A Panhandle jail gives inmates the opportunity to learn while behind bars and serving their sentence. While most of those inmate programs are for men, there’s a new one for women.
Six women, four different types of vegetables and hundreds of pounds of produce have been harvested.
“Our female crew started about two weeks ago. And since then we have been busy about picking squash, Zucchini. The corns coming in and it’s getting ready to go,” shared Jennifer Scott, Walton County Detention Deputy.
This farming program not only instills hope in each one of the women inmates but, it also gives them a trade they can use once they are done serving their time.

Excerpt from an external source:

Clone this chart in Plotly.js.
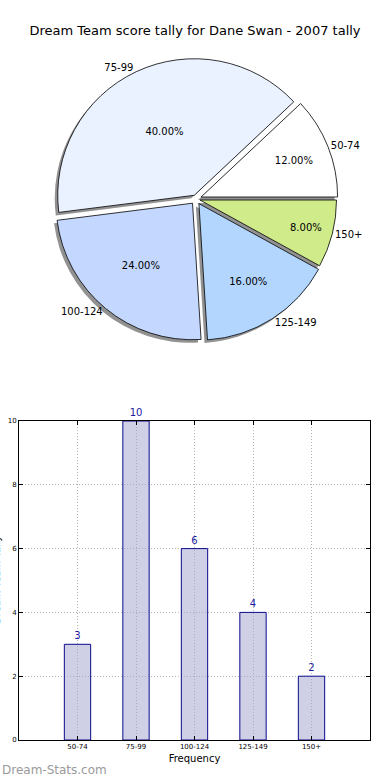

“It’s bad enough so, being out here it just gives us time to be able to feel better and be able to actually to bring positive things to the jail,” shared Ariel Perrich, Walton Co. Inmate.
Perrich is just a few months shy of being released. She told us that the inmate farming program has given her a new outlook on life. “It gives me a lot more skills that I didn’t know that I had and that I want to say I want to go home and start growing my own tomatoes. It saves money on buying tomatoes.”
“It’s amazing because sitting in those pods all day long every day, you get depressed and so when they came to us and told us that they were starting a girl farm crew we were so excited,” said Jennifer Eberhardt, Walton Co. Inmate.
“We are not out here squashing problems. We are out here talking about day to day life and then learning about, you know, the process like what to pick,” said Deputy Scott.
After working 17 years as a deputy, Scott says this part of her job is most rewarding because she gets to be a mentor to these women. “We give them the skills that they need for life, to be successful in life and be successful in reintegrating into society.”
After all the vegetables are collected and cleaned, the food is taken to the kitchen where the staff cooks it and serves it to the Walton County Jail inmates.